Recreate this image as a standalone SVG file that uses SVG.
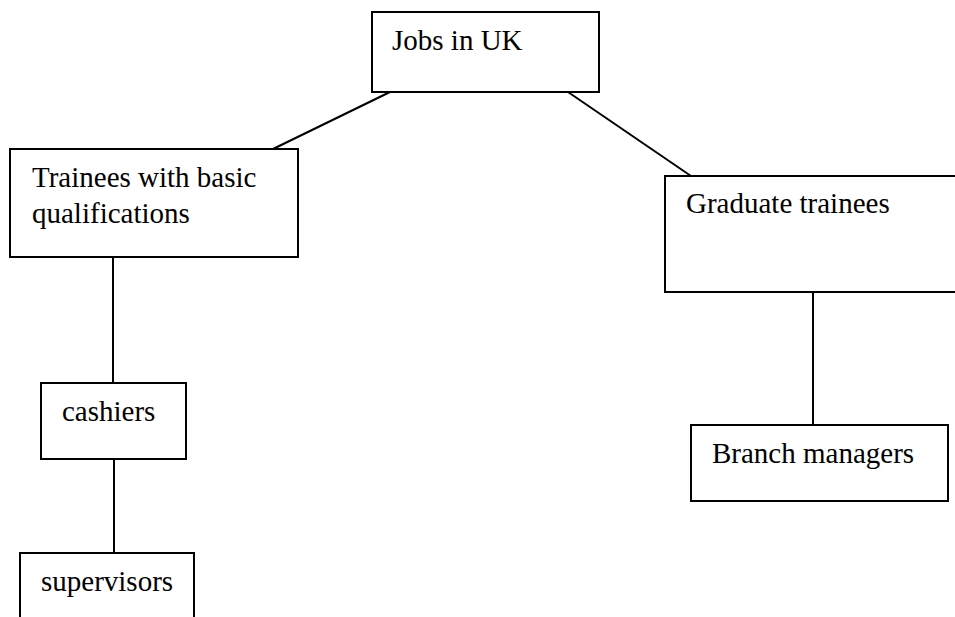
<svg xmlns="http://www.w3.org/2000/svg" width="955" height="617" viewBox="0 0 955 617">
  <style>
    .box { fill: #ffffff; stroke: #000000; stroke-width: 2; }
    .edge { stroke: #000000; stroke-width: 2; fill: none; }
    .label { font-family: "Liberation Serif", "Times New Roman", serif; font-size: 29px; fill: #000000; }
  </style>
  <rect width="955" height="617" fill="#ffffff"/>

  <!-- connectors -->
  <g id="connectors">
    <line class="edge" x1="390" y1="92" x2="273" y2="149"/>
    <line class="edge" x1="568" y1="92" x2="691" y2="176"/>
    <line class="edge" x1="113" y1="257" x2="113" y2="383"/>
    <line class="edge" x1="114" y1="459" x2="114" y2="553"/>
    <line class="edge" x1="813" y1="292" x2="813" y2="425"/>
  </g>

  <g id="jobs-uk">
    <rect class="box" x="372" y="12" width="227" height="80"/>
    <text class="label" x="392" y="50">Jobs in UK</text>
  </g>

  <g id="basic-trainees">
    <rect class="box" x="10" y="149" width="288" height="108"/>
    <text class="label" x="32" y="187">Trainees with basic</text>
    <text class="label" x="32" y="223">qualifications</text>
  </g>

  <g id="graduate-trainees">
    <rect class="box" x="665" y="176" width="300" height="116"/>
    <text class="label" x="686" y="213">Graduate trainees</text>
  </g>

  <g id="cashiers">
    <rect class="box" x="41" y="383" width="145" height="76"/>
    <text class="label" x="62" y="421">cashiers</text>
  </g>

  <g id="supervisors">
    <rect class="box" x="20" y="553" width="174" height="80"/>
    <text class="label" x="41" y="591">supervisors</text>
  </g>

  <g id="branch-managers">
    <rect class="box" x="691" y="425" width="257" height="76"/>
    <text class="label" x="712" y="463">Branch managers</text>
  </g>
</svg>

######

* _WHAT NEEDS TO BE DONE_
Return all of the data exactly as written, and drop the pictures.

* _CORRECT ANSWER_
Recreate this image as a standalone SVG file that uses SVG.
<svg xmlns="http://www.w3.org/2000/svg" width="955" height="617" viewBox="0 0 955 617">
  <style>
    .box { fill: #ffffff; stroke: #000000; stroke-width: 2; }
    .edge { stroke: #000000; stroke-width: 2; fill: none; }
    .label { font-family: "Liberation Serif", "Times New Roman", serif; font-size: 29px; fill: #000000; }
  </style>
  <rect width="955" height="617" fill="#ffffff"/>

  <!-- connectors -->
  <g id="connectors">
    <line class="edge" x1="390" y1="92" x2="273" y2="149"/>
    <line class="edge" x1="568" y1="92" x2="691" y2="176"/>
    <line class="edge" x1="113" y1="257" x2="113" y2="383"/>
    <line class="edge" x1="114" y1="459" x2="114" y2="553"/>
    <line class="edge" x1="813" y1="292" x2="813" y2="425"/>
  </g>

  <g id="jobs-uk">
    <rect class="box" x="372" y="12" width="227" height="80"/>
    <text class="label" x="392" y="50">Jobs in UK</text>
  </g>

  <g id="basic-trainees">
    <rect class="box" x="10" y="149" width="288" height="108"/>
    <text class="label" x="32" y="187">Trainees with basic</text>
    <text class="label" x="32" y="223">qualifications</text>
  </g>

  <g id="graduate-trainees">
    <rect class="box" x="665" y="176" width="300" height="116"/>
    <text class="label" x="686" y="213">Graduate trainees</text>
  </g>

  <g id="cashiers">
    <rect class="box" x="41" y="383" width="145" height="76"/>
    <text class="label" x="62" y="421">cashiers</text>
  </g>

  <g id="supervisors">
    <rect class="box" x="20" y="553" width="174" height="80"/>
    <text class="label" x="41" y="591">supervisors</text>
  </g>

  <g id="branch-managers">
    <rect class="box" x="691" y="425" width="257" height="76"/>
    <text class="label" x="712" y="463">Branch managers</text>
  </g>
</svg>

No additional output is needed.